How the Internet Has Changed the Small Business Loan

For businesses who qualify, a small business loan acquired through and guaranteed by the Small Business Administration is almost always the best bet, ensuring good terms, a low interest rate and reasonable payments. But what if you can’t get an SBA loan?

For businesses who are expanding rapidly, timing may be everything. As the saying goes, “he who hesitates is lost,” and for a small business on the verge of becoming a big business, plodding through the slow and onerous process of applying for a small business loan could put the kabash on a lucrative expansion opportunity. So what’s a small business owner to do?

Funding Sources on the Internet

There are a number of funding sources to be found on the Internet, two of which we’ll cover here, that offer lines of credit to small business owners through unconventional means. That is to say, they tend to use different algorithms for making lending decisions than traditional institutions, and have nontraditional weekly payment schedules. They are also easier to apply for, and provide decisions — and funding, within days rather than weeks or months.

OnDeck Business Loans

Based in New York City, OnDeck is not a bank, but a lender backed by several venture capital firms, including RRE Ventures and Khosla Ventures. OnDeck business loans are financed by a $100 million credit line from a hedge fund. Unlike conventional small business lenders, OnDeck bases lending decisions on a business’ cash flow rather than on the credit score and personal assets of the business owner.

OnDeck’s proprietary software incorporates online reports from banks, credit bureaus and credit card providers, and reviews the past six months of the business’ banking records and sales history to make its decision, usually in about two days. An applicant must have been in business for more than one year and be bringing in at least $3,000 in credit card sales on a monthly basis. If the company does not accept credit cards, then it must have been in business for at least two years and have an average daily checking account balance of at $3,000 or more. Companies with lower sales prices and higher volumes are more likely to be approved for these loans, which average around $30,000 and must be repaid within a year.

While OnDeck’s loans are generally more expensive than a traditional loan or even a credit card, they are typically up to 50% less expensive than a merchant cash advance, and as of 2013, the company had funded more than a billion dollars in loans.

Kabbage Business Loans

Kabbage offers a fast, flexible business line of credit, which business owners can draw against as often as once daily for anything and everything.
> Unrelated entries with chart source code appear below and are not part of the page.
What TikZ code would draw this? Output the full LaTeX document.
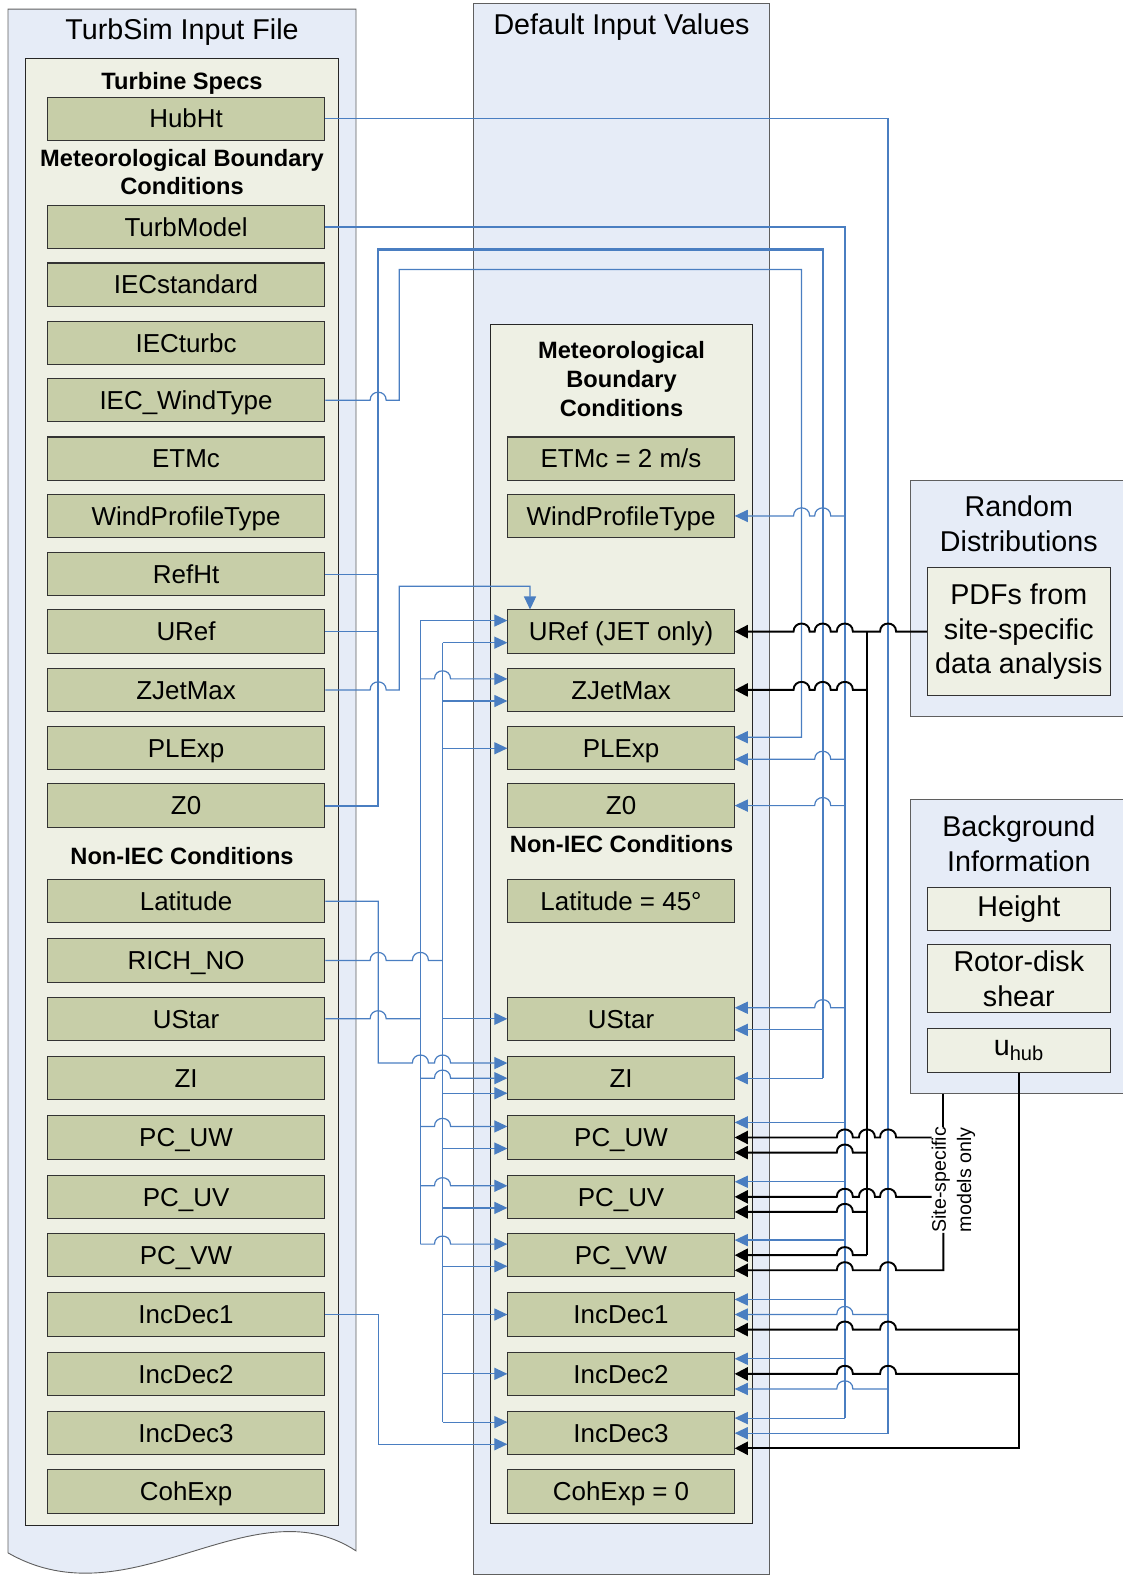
\documentclass[tikz,border=0pt]{standalone}
\usepackage{fontspec}
\setmainfont{Liberation Sans}
\usetikzlibrary{arrows.meta}

\definecolor{panelblue}{RGB}{230,236,247}
\definecolor{innerbeige}{RGB}{238,240,228}
\definecolor{fieldgreen}{RGB}{199,206,168}
\definecolor{linkblue}{RGB}{74,126,193}
\definecolor{edgegray}{RGB}{95,95,95}

\newcommand\lblfont{\fontsize{25.8}{29}\selectfont}
\newcommand\hdrfont{\fontsize{23.5}{28.5}\selectfont\bfseries}
\newcommand\ttlfont{\fontsize{28.5}{34.5}\selectfont}
\newcommand\sitefont{\fontsize{19.5}{25}\selectfont}

% line hop over a vertical line at x=#1 on row y=#2 (l: running left, r: running right)
\newcommand*\hopl[2]{-- (#1+8,#2) .. controls (#1+8,#2-10.7) and (#1-8,#2-10.7) .. (#1-8,#2)}
\newcommand*\hopr[2]{-- (#1-8,#2) .. controls (#1-8,#2-10.7) and (#1+8,#2-10.7) .. (#1+8,#2)}

\begin{document}
\begin{tikzpicture}[
  x=1pt, y=-1pt,
  panel/.style   = {draw=edgegray, fill=panelblue, line width=0.9pt},
  inner/.style   = {draw=black!85, fill=innerbeige, line width=0.9pt},
  field/.style   = {draw=black!80, fill=fieldgreen, line width=1pt,
                    minimum width=276pt, minimum height=43pt, inner sep=0pt, font=\lblfont,
                    text height=18.5pt, text depth=0pt},
  dfield/.style  = {field, minimum width=225pt},
  info/.style    = {draw=black!80, fill=innerbeige, line width=1pt, minimum width=182pt,
                    inner sep=0pt, font=\ttlfont, align=center},
  hdr/.style     = {font=\hdrfont, align=center, inner sep=0pt},
  ttl/.style     = {font=\ttlfont, align=center, inner sep=0pt},
  bl/.style      = {draw=linkblue, line width=1.2pt},
  blthick/.style = {draw=linkblue, line width=2.2pt},
  kl/.style      = {draw=black, line width=1.9pt},
  ba/.style      = {bl, -{Triangle[length=13pt, width=12pt]}},
  ka/.style      = {kl, -{Triangle[length=13pt, width=13pt]}},
]
\useasboundingbox (0,0) rectangle (1116,1568);

% ── Bus x positions ────────────────────────────────────────────────────────
\def\xA{376}   % RefHt / URef / Z0 collector, Latitude, IncDec1
\def\xB{397}   % IEC_WindType and ZJetMax risers
\def\xC{418}   % UStar bus
\def\xD{440}   % RICH_NO bus
\def\xE{797}   % IEC_WindType drop
\def\xF{818}   % RefHt / URef / Z0 drop
\def\xG{840}   % TurbModel drop
\def\xP{862}   % PDF bus
\def\xH{883}   % HubHt drop
\def\xS{938}   % site-specific line

% ── Panels ─────────────────────────────────────────────────────────────────
\path[panel] (8,1544) -- (8,9) -- (354,9) -- (354,1542)
  .. controls (250,1474) and (130,1614) .. (8,1544) -- cycle;
\node[ttl] (inTitle) at (181,32) {TurbSim Input File};
\node[inner, minimum width=312pt, minimum height=1459pt] (inBody) at (181,787.5) {};

\node[panel, minimum width=294pt, minimum height=1562pt] (dflt) at (618,784) {};
\node[ttl] (dfTitle) at (618,27) {Default Input Values};
\node[inner, minimum width=260pt, minimum height=1192pt] (dfBody) at (618,919) {};

\node[panel, minimum width=220pt, minimum height=234pt] (rand) at (1015,595) {};
\node[ttl] (randTitle) at (1013,521) {Random\\Distributions};
\node[info, minimum height=128pt] (pdf) at (1013,628)
  {PDFs from\\site-specific\\data analysis};

\node[panel, minimum width=220pt, minimum height=292pt] (bg) at (1015,941) {};
\node[ttl] (bgTitle) at (1013,839) {Background\\Information};
\node[info, minimum height=43pt] (height) at (1013,903.5) {Height};
\node[info, minimum height=68pt] (shear) at (1013,973) {Rotor-disk\\shear};
\node[info, minimum height=43pt] (uhub) at (1013,1044.5) {u\textsubscript{hub}};

% ── Section headings ───────────────────────────────────────────────────────
\node[hdr] (inTurb) at (181,83) {Turbine Specs};
\node[hdr] (inMet) at (181,171) {Meteorological Boundary\\Conditions};
\node[hdr] (inNon) at (181,851) {Non-IEC Conditions};
\node[hdr] (dfMet) at (618,377) {Meteorological\\Boundary\\Conditions};
\node[hdr] (dfNon) at (618,839) {Non-IEC Conditions};

% ── Input file fields ──────────────────────────────────────────────────────
\foreach \id/\txt/\yy in {hubht/HubHt/118, turbmodel/TurbModel/226,
    iecstd/IECstandard/283, iecturbc/IECturbc/341, iecwind/IEC\_WindType/398,
    etmc/ETMc/456, wpt/WindProfileType/513, refht/RefHt/571, uref/URef/628,
    zjet/ZJetMax/686, plexp/PLExp/744, zo/Z0/801, lat/Latitude/896,
    rich/RICH\_NO/955, ustar/UStar/1013, zi/ZI/1072, pcuw/PC\_UW/1131,
    pcuv/PC\_UV/1190, pcvw/PC\_VW/1248, inca/IncDec1/1307, incb/IncDec2/1366,
    incc/IncDec3/1425, coh/CohExp/1483}
  \node[field] (L-\id) at (185,\yy) {\txt};

% ── Default value fields ───────────────────────────────────────────────────
\foreach \id/\txt/\yy in {etmc/{ETMc = 2 m/s}/456, wpt/WindProfileType/513,
    uref/URef (JET only)/628, zjet/ZJetMax/686, plexp/PLExp/744, zo/Z0/801,
    lat/{Latitude = 45°}/896, ustar/UStar/1013, zi/ZI/1072, pcuw/PC\_UW/1131,
    pcuv/PC\_UV/1190, pcvw/PC\_VW/1248, inca/IncDec1/1307, incb/IncDec2/1366,
    incc/IncDec3/1425, coh/{CohExp = 0}/1483}
  \node[dfield] (D-\id) at (617.5,\yy) {\txt};

% ── Left-hand links ────────────────────────────────────────────────────────
% IEC_WindType -> PLExp
\draw[ba] (L-iecwind.east) \hopr{\xA}{398} -- (\xB,398) -- (\xB,268) -- (\xE,268)
  -- (\xE,733) -- ([yshift=11pt]D-plexp.east);
% RefHt, URef, Z0 -> UStar, ZI
\draw[blthick] (L-zo.east) -| (\xA,248) -| (\xF,1072);
\draw[bl] (L-refht.east) -- (\xA,571);
\draw[bl] (L-uref.east) -- (\xA,628);
\draw[ba] (\xF,1024) -- ([yshift=-11pt]D-ustar.east);
\draw[ba] (\xF,1072) -- (D-zi.east);
% ZJetMax -> URef
\draw[ba] (L-zjet.east) \hopr{\xA}{686} -- (\xB,686) -- (\xB,583) -- (527,583)
  -- ([xshift=-90.5pt]D-uref.north);
% Latitude -> ZI
\draw[ba] (L-lat.east) -| (\xA,1057) \hopr{\xC}{1057} \hopr{\xD}{1057}
  -- ([yshift=15pt]D-zi.west);
% UStar bus
\draw[bl] (\xC,617) -- (\xC,1237);
\draw[bl] (L-ustar.east) \hopr{\xA}{1013} -- (\xC,1013);
\draw[ba] (\xC,617) -- ([yshift=11pt]D-uref.west);
\draw[ba] (\xC,675) \hopr{\xD}{675} -- ([yshift=11pt]D-zjet.west);
\draw[ba] (\xC,1072) \hopr{\xD}{1072} -- (D-zi.west);
\foreach \r/\yy in {pcuw/1120, pcuv/1179, pcvw/1237}
  \draw[ba] (\xC,\yy) \hopr{\xD}{\yy} -- ([yshift=11pt]D-\r.west);
% RICH_NO bus
\draw[bl, line width=1.6pt] (\xD,639) -- (\xD,1414);
\draw[bl] (L-rich.east) \hopr{\xA}{955} \hopr{\xC}{955} -- (\xD,955);
\draw[ba] (\xD,639) -- ([yshift=-11pt]D-uref.west);
\draw[ba] (\xD,697) -- ([yshift=-11pt]D-zjet.west);
\draw[ba] (\xD,744) -- (D-plexp.west);
\draw[ba] (\xD,1013) -- (D-ustar.west);
\draw[ba] (\xD,1087) -- ([yshift=-15pt]D-zi.west);
\foreach \r/\yy in {pcuw/1142, pcuv/1201, pcvw/1259}
  \draw[ba] (\xD,\yy) -- ([yshift=-11pt]D-\r.west);
\draw[ba] (\xD,1307) -- (D-inca.west);
\draw[ba] (\xD,1366) -- (D-incb.west);
\draw[ba] (\xD,1414) -- ([yshift=11pt]D-incc.west);
% IncDec1 -> IncDec3
\draw[ba] (L-inca.east) -| (\xA,1436) -- ([yshift=-11pt]D-incc.west);

% ── Right-hand links ───────────────────────────────────────────────────────
% HubHt drop
\draw[ba] (L-hubht.east) -| (\xH,1425) -- (D-incc.east);
\draw[ba] (\xH,1307) \hopl{\xG}{1307} -- (D-inca.east);
\draw[ba] (\xH,1381) \hopl{\xG}{1381} -- ([yshift=-15pt]D-incb.east);
% TurbModel drop
\draw[blthick] (L-turbmodel.east) -| (\xG,1410);
\draw[ba] (\xG,1410) -- ([yshift=15pt]D-incc.east);
\draw[ba] (\xG,513) \hopl{\xF}{513} \hopl{\xE}{513} -- (D-wpt.east);
\draw[ba] (\xG,755) \hopl{\xF}{755} -- ([yshift=-11pt]D-plexp.east);
\draw[ba] (\xG,801) \hopl{\xF}{801} -- (D-zo.east);
\draw[ba] (\xG,1002) \hopl{\xF}{1002} -- ([yshift=11pt]D-ustar.east);
\foreach \r/\yy in {pcuw/1116, pcuv/1175, pcvw/1233, inca/1292, incb/1351}
  \draw[ba] (\xG,\yy) -- ([yshift=15pt]D-\r.east);

% Random distributions
\draw[ka] (pdf.west) \hopl{\xH}{628} \hopl{\xG}{628} \hopl{\xF}{628} \hopl{\xE}{628}
  -- (D-uref.east);
\draw[kl] (\xP,628) -- (\xP,1248);
\draw[ka] (\xP,686) \hopl{\xG}{686} \hopl{\xF}{686} \hopl{\xE}{686} -- (D-zjet.east);
\draw[ka] (\xP,1146) \hopl{\xG}{1146} -- ([yshift=-15pt]D-pcuw.east);
\draw[ka] (\xP,1205) \hopl{\xG}{1205} -- ([yshift=-15pt]D-pcuv.east);
\draw[ka] (\xP,1248) \hopl{\xG}{1248} -- (D-pcvw.east);

% Site-specific models
\node[font=\sitefont, align=center, inner sep=0pt, rotate=90] (site) at (948,1173)
  {Site-specific\\models only};
\coordinate (sitex) at (\xS,1173);
\draw[kl] (bg.south -| sitex) -- (sitex |- site.east);
\draw[ka] (sitex |- site.west) -- (\xS,1263) \hopl{\xH}{1263} \hopl{\xG}{1263}
  -- ([yshift=-15pt]D-pcvw.east);
\draw[ka] (site.north |- D-pcuw.east) \hopl{\xH}{1131} \hopl{\xP}{1131} \hopl{\xG}{1131}
  -- (D-pcuw.east);
\draw[ka] (site.north |- D-pcuv.east) \hopl{\xH}{1190} \hopl{\xP}{1190} \hopl{\xG}{1190}
  -- (D-pcuv.east);

% Hub-height wind speed
\draw[ka] (uhub.south) -- (uhub.south |- 0,1440) -- ([yshift=-15pt]D-incc.east);
\draw[ka] (uhub.south |- 0,1322) \hopl{\xH}{1322} \hopl{\xG}{1322}
  -- ([yshift=-15pt]D-inca.east);
\draw[ka] (uhub.south |- 0,1366) \hopl{\xH}{1366} \hopl{\xG}{1366} -- (D-incb.east);

\end{tikzpicture}
\end{document}
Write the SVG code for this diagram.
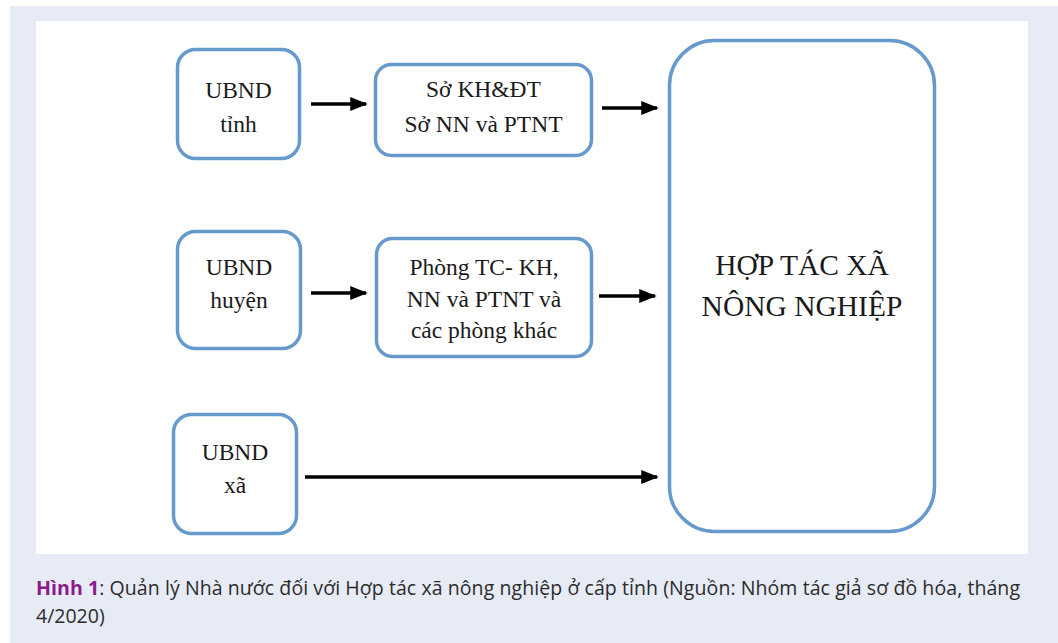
<svg xmlns="http://www.w3.org/2000/svg" width="1058" height="643" viewBox="0 0 1058 643">
<style>
.box{fill:#fff;stroke:#6699cc;stroke-width:3.5}
.t{font-family:"Liberation Serif","Times New Roman",serif;font-size:23.5px;fill:#1a1a1a;text-anchor:middle}
.big{font-family:"Liberation Serif","Times New Roman",serif;font-size:29.5px;fill:#1a1a1a;text-anchor:middle}
.cap{font-family:"Open Sans","Noto Sans",sans-serif;font-size:19.5px;fill:#2b2b2b}
.conn{stroke:#000;stroke-width:3.5;fill:none;marker-end:url(#ah)}
</style>
<defs>
<marker id="ah" markerWidth="5" markerHeight="4" refX="4.5" refY="2" orient="auto" markerUnits="strokeWidth">
<path d="M0,0 L5,2 L0,4 Z" fill="#000"/>
</marker>
</defs>
<rect x="0" y="0" width="1058" height="643" fill="#fff"/>
<rect x="10" y="6" width="1048" height="637" fill="#e7ebf6"/>
<rect x="36" y="21" width="992" height="533" fill="#fff"/>

<g id="connectors">
<line class="conn" x1="311" y1="104" x2="366" y2="104"/>
<line class="conn" x1="602" y1="108" x2="657" y2="108"/>
<line class="conn" x1="311" y1="293" x2="366" y2="293"/>
<line class="conn" x1="599" y1="296" x2="655" y2="296"/>
<line class="conn" x1="305" y1="477" x2="657" y2="477"/>
</g>

<g id="ubnd-tinh">
<rect class="box" x="177.5" y="49.5" width="122" height="109" rx="18"/>
<text class="t" x="238.5" y="98">UBND</text>
<text class="t" x="238.5" y="132">tỉnh</text>
</g>
<g id="so">
<rect class="box" x="375.5" y="64.5" width="216" height="91" rx="16"/>
<text class="t" x="483.5" y="97">Sở KH&amp;ĐT</text>
<text class="t" x="483.5" y="132">Sở NN và PTNT</text>
</g>
<g id="ubnd-huyen">
<rect class="box" x="177.5" y="231.5" width="123" height="117" rx="18"/>
<text class="t" x="239" y="275">UBND</text>
<text class="t" x="239" y="308">huyện</text>
</g>
<g id="phong">
<rect class="box" x="376.5" y="238.5" width="215" height="118" rx="16"/>
<text class="t" x="484" y="275">Phòng TC- KH,</text>
<text class="t" x="484" y="307">NN và PTNT và</text>
<text class="t" x="484" y="338">các phòng khác</text>
</g>
<g id="ubnd-xa">
<rect class="box" x="173.5" y="414.5" width="123" height="119" rx="18"/>
<text class="t" x="235" y="460">UBND</text>
<text class="t" x="235" y="493">xã</text>
</g>
<g id="htx">
<rect class="box" x="669.5" y="40.5" width="265" height="491" rx="45"/>
<text class="big" x="802" y="275">HỢP TÁC XÃ</text>
<text class="big" x="802" y="316">NÔNG NGHIỆP</text>
</g>

<g id="caption">
<text class="cap" x="36" y="595" textLength="984" lengthAdjust="spacing"><tspan font-weight="bold" fill="#8b1a8b">Hình 1</tspan>: Quản lý Nhà nước đối với Hợp tác xã nông nghiệp ở cấp tỉnh (Nguồn: Nhóm tác giả sơ đồ hóa, tháng</text>
<text class="cap" x="36" y="623">4/2020)</text>
</g>
</svg>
Lines of credit can be up to $100,000, and funds can be delivered in as few as seven minutes.

Like OnDeck, Kabbage approves business lines of credit by looking at real-life data rather than just credit scores and hard assets, and the process is quick and easy. Business owners can simply link any or all of the inline services they use, such as checking accounts, QuickBooks software, etc. in order to qualify. No filling out and faxing mounds of paperwork required.

Kabbage offers an unusual repayment scheme based on a six-month repayment schedule. Interest may be anywhere from 1% to 12% for the first two months, then drops to 1% for the next four months.

The Down Side

There is arguably a down side to everything, and these types of small business loans are no exception. While they may be easier to qualify for and quicker to get than a small business loan from a banking institution, they do cost more. They also require automatic weekly payments taken directly from your business checking accounts, which helps to guarantee the loan.

For businesses on the rise who need immediate financing to fund their expansion, inventory, payroll, etc., this type of financing can be a real boon despite the higher interest rates, as long as things are going great. Be aware, though, that should things start to go south, there is no way to unlink your accounts. The loan company will continue to collect the payments no matter what. The same cold, calculating algorithms that determine your loan qualifications will debit your accounts on schedule, no matter how many seemingly friendly and understanding customer service representatives you talk to. You may be a local business, but these lending companies are not.

When it comes to small business loans, today’s local business owner has many more choices than ever before. It’s important to explore all the possibilities and weigh the pros and cons to make the best decision for your local business.